29 August 2014

My first AI lens

As many photography lovers, I would never give up film photography if it wasn't for the slow decline of the support system behind us.
Nearly ten years ago, when I shifted from a seafaring career to a more terrestrial one, I still could find a laboratory in Funchal able to process positive films. A couple of years later, with just a handful of last clients, they were forced to close the service and, consequently I, too, reluctantly, migrated to digital, with my first acquisition in the field: a Nikon D40X and its standard Nikkor 18-55mm AF-S zoom.
And I emphasize "reluctantly" because, back then, I knew I was opening a Pandora's Box full of superfluous things, many of them not truly indispensable for our photographic endeavours. Menus, auto-ISO's, VR's, autofocus I, II and III and so on, were designed to make our life easier in the field. To make picture taking simpler and intuitive.
On the contrary, and most of the times, these modernisms, as Ken Rockwell wisely pointed out, gives us more chances to loose a photo opportunity than to achieve one.
On those frustrating moments, I wish for simpler techniques and equipment. Anything that returns to us the simplicity of the photographic act.
Nikkor AI lenses mean just that: simplicity and effectiveness. Just an optical tube with both manual focus and diaphragm rings. It just doesn't get any simpler.
Understandably, and since all these lenses were designed in the film age, you have to be smart while buying a modern digital body fully compatible with their manual iris selector.
But even if you own the simplest of the Nikon digital bodies, these lenses remain perfectly usable. You just have to guess the exposure or do it by trial and error.

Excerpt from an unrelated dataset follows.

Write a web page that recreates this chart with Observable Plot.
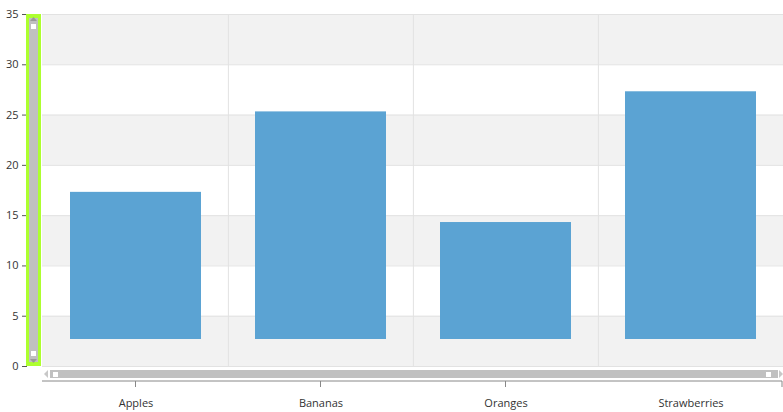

After all, it's the digital age. What do you have to loose? Card space?
And have I told you that they are really cheap, bought second-hand, on E-Bay, these days?
The notable Japan-made Nikon Nikkor 50mm f/1.4 AI, bought second-hand on E-Bay, from the competent Japanese seller AIHALAND-JP. 110 Euros of solid metal and glass, as Ken Rockwell wisely points out, "...built like a tank for a lifetime of great pictures.".
The quality on the details is simply amazing. Reminiscent of an era when handcrafting perfectionism was a standard industrial procedure. Note the detailed depth-of-field scale, painted with the same colours of the numbers on the diaphragm scale. Small red dot for Infra-Red focus correction also present.
The aft part of the lens, showing its bayonet mount and the diaphragm activating lever. 257 grams (naked) of solid construction with, in my modest opinion, just one drawback: a minimum focus distance of 0.45 mts. But, anyway, this was normal for a 50mm lens of that era. If you want to focus closer, you might prefer one of the fabulous - according to many reviews - Micro-Nikkors 55mm f/2.8. You'll loose speed, however.
Nikkor 50mm f/1.4 AI focused at minimum distance at f/2.0. No so bad bokeh, don't you agree? Shot with a Nikon D610.
In hyperfocal focus, from foreground to background, in the distant horizon. Shot at f/8 with a Nikon D610. Sharpness all over, so it seems. Notice the tree branches?